Breath of the Titans Trilogy by Riley and Sara Lyn Westbrook
Disclaimer: A copy of this book was provided by the authors to The Review Board in exchange for an honest review.
Breath of the Titans: Little Black Stormcloud by Riley A. Westbrook and Sara L. Westbrook is a story that centers around a half elf, half dragon boy who just turned 16, named Lovonian. The story begins with Lov and his uncle Nord taking their annual hunting trip. On their return to Elvenhom, they find that the city’s population has been slaughtered by an army of Titans, except for those taken as slaves, when they see the collection of ears that were chopped off. With Amon dead and his mother captured, Lov and Nord begin their quest to find his mother by seeking out Nord’s old friend Jaxon. After acquiring weapons and knowledge of their enemy, they set out to rescue Lov’s mother with the help of a fairy sent by Lov’s grandfather. From there, they encounter all kinds of adventures and creatures, while in desperate pursuit.
Hello and welcome to The Review Board. Today we bring you our very own Harmony Kent’s thoughts on the “Breath of the Titans Trilogy” by Riley and Sara Lyn Westbrook. On with the show.
I have read this trilogy as a whole, and therefore this review pertains to all three books in the series.

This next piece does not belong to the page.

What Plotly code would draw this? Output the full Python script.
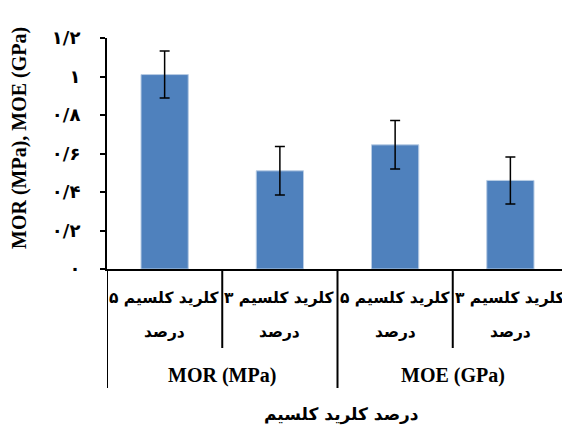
import plotly.graph_objects as go

# ---- data ----
groups = ["MOR (MPa)", "MOR (MPa)", "MOE (GPa)", "MOE (GPa)"]
level_line1 = ["کلرید کلسیم ۵", "کلرید کلسیم ۳", "کلرید کلسیم ۵", "کلرید کلسیم ۳"]
level_line2 = ["درصد", "درصد", "درصد", "درصد"]
values = [1.01, 0.51, 0.645, 0.46]
errors = [0.122, 0.126, 0.126, 0.122]
y_ticks = [0, 0.2, 0.4, 0.6, 0.8, 1.0, 1.2]
y_tick_labels = ["۰", "۰/۲", "۰/۴", "۰/۶", "۰/۸", "۱", "۱/۲"]
x_title = "درصد کلرید کلسیم"
y_title = "MOR (MPa), MOE (GPa)"

categories = [f"{g} | {a} {b}" for g, a, b in zip(groups, level_line1, level_line2)]

# the page body adds an 8px margin: compensate so the chart lands at the reference pixels
OFF = 8
W, H = 570 - OFF, 430 - OFF
ML, MR, MT, MB = 107 - OFF, 2, 38 - OFF, 161
plot_h = H - MT - MB
plot_w = W - ML - MR
BOTTOM = 269  # reference pixel row of the x axis


def py(pix):
    """reference pixel row -> paper y"""
    return (BOTTOM - pix) / plot_h


def px(pix):
    return (pix - 107) / plot_w


persian_font = dict(family="DejaVu Sans", size=15.5, color="black", weight="bold")
latin_font = dict(family="Liberation Serif", size=20, color="black", weight="bold")

fig = go.Figure()
fig.add_trace(go.Bar(
    x=categories,
    y=values,
    width=0.41,
    marker=dict(color="#4F81BD", line=dict(color="#B8CCE4", width=1)),
    error_y=dict(type="data", array=errors, visible=True, color="black",
                 thickness=1.5, width=5),
))

annotations = []
shapes = []
for i, cat in enumerate(categories):
    annotations.append(dict(x=cat, xref="x", y=py(298), yref="paper",
                            text=level_line1[i], showarrow=False,
                            xanchor="center", yanchor="middle", font=persian_font))
    annotations.append(dict(x=cat, xref="x", y=py(332), yref="paper",
                            text=level_line2[i], showarrow=False,
                            xanchor="center", yanchor="middle", font=persian_font))

# group labels and dividers
n = len(categories)
group_names = []
for g in groups:
    if g not in group_names:
        group_names.append(g)
for g in group_names:
    idx = [i for i, gg in enumerate(groups) if gg == g]
    annotations.append(dict(x=sum(idx) / len(idx), xref="x", y=py(375), yref="paper",
                            text=g, showarrow=False, xanchor="center",
                            yanchor="middle", font=latin_font))

for b in range(n + 1):
    pos = b - 0.5
    is_group_edge = b == 0 or b == n or groups[b] != groups[b - 1]
    y_end = py(388) if is_group_edge else py(348)
    shapes.append(dict(type="line", xref="x", yref="paper", x0=pos, x1=pos,
                       y0=0, y1=y_end, line=dict(color="black", width=2)))

annotations.append(dict(x=px(341), xref="paper", y=py(414), yref="paper",
                        text=x_title, showarrow=False, xanchor="center",
                        yanchor="middle", font=dict(persian_font, size=17)))
annotations.append(dict(x=px(19), xref="paper", y=py(138), yref="paper",
                        text=y_title, showarrow=False, textangle=-90,
                        xanchor="center", yanchor="middle", font=latin_font))

fig.update_layout(
    width=W, height=H,
    margin=dict(l=ML, r=MR, t=MT, b=MB, autoexpand=False),
    paper_bgcolor="white", plot_bgcolor="white",
    showlegend=False,
    annotations=annotations,
    shapes=shapes,
    xaxis=dict(type="category", categoryorder="array", categoryarray=categories,
               range=[-0.5, n - 0.5], showticklabels=False, ticks="",
               showline=True, linecolor="black", linewidth=2,
               showgrid=False, zeroline=False, fixedrange=True),
    yaxis=dict(range=[0, 1.2], tickvals=y_ticks, ticktext=y_tick_labels,
               ticks="outside", ticklen=5, tickwidth=2, tickcolor="black",
               ticklabelstandoff=16,
               tickfont=dict(family="DejaVu Sans", size=18, color="black", weight="bold"),
               showline=True, linecolor="black", linewidth=2,
               showgrid=False, zeroline=False, fixedrange=True),
)

fig.write_html("out.html")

BOOK 1: LITTLE BLACK STORM CLOUD introduces us to Lov, a half-elf/half-dragon sixteen-year-old boy and his companions. Titans devastate his home at Elvenhom and either slaughter the villagers or take them as slaves. Lov’s family is killed, except for his mother, who is taken hostage. Lov and his companions set out on a quest to save his mother.
BOOK 2: A MOTHER’S LOVE and BOOK 3: WAR OF THE CHIEFS continue the story. I don’t want to write a synopsis about the final two books in the series, as this would give too much away, and so I shall follow the author’s example and settle for the one book description to cover the whole series.
These books are not standalone novels, and will need to be read in order for maximum benefit. This series is traditional fantasy fiction filled with magical creatures, battles, adventures, and the whole works you would expect from this genre. Strong language is used at times, which some readers may prefer to avoid. This isn’t an issue for me at all, and only adds to the realism of the read.
While I had looked forward with eagerness to an epic fantasy read such as this, I quickly found myself disappointed. The writing needs some polishing. It is filled with telling instead of showing (especially ‘ly’ adverbs), split infinitives, comma splices, filter words (he knew/she decided/he watched/etc.), and spelling mistakes—there is a huge difference in meaning between ‘Unphased’ and ‘Unfazed’ for instance. I don’t comment on these things unless they prove too numerous, which—in this case—they did.
Add to this morass the passive writing style and jumping POV, and it all makes for an arduous read.
While the ideas behind this tale have awesome potential, the execution is lacking. I never felt able to connect with the rather clichéd characters—standard young boy with hidden power and an older mentor—and even when the characters were placed in danger, it just never quite felt as if they were in danger at all. For me, this fantasy trilogy hasn’t given me anything new, interesting, or intriguing. The most it gave me was a headache, trying to wade through the passive and error littered text. If I hadn’t had a commitment to reading this series on behalf of The Review Board, it would have been a DNF from 25% of the way into book one.
From an aesthetic perspective, the book covers do absolutely nothing for me. If I saw these sitting on a shelf, I wouldn’t pick them up. The book blurb also fails to entice. A blurb that has me bored before I’ve finished reading it is always a good indication that I won’t enjoy the book.
I wanted to love this series. Being an avid reader, I always want to enjoy a book, especially when it’s in a genre that I adore. It fills me with dismay when I have to leave such a negative review as this. However, I cannot in all conscience, recommend this series. Again, if I weren’t committed to leaving a review, I would have preferred to remain silent instead of trashing the book so publicly. It’s a rare thing that about the only good thing I can find is the story premise.
I give it 5 out of 10 stars on the TRB rating scale, which basically means: Flip a coin and/or take a chance (if you dare).
This equates to 2.5 out of 5 stars on other rating scales, and for the purposes of posting this review, I round that up to a soft 3 stars.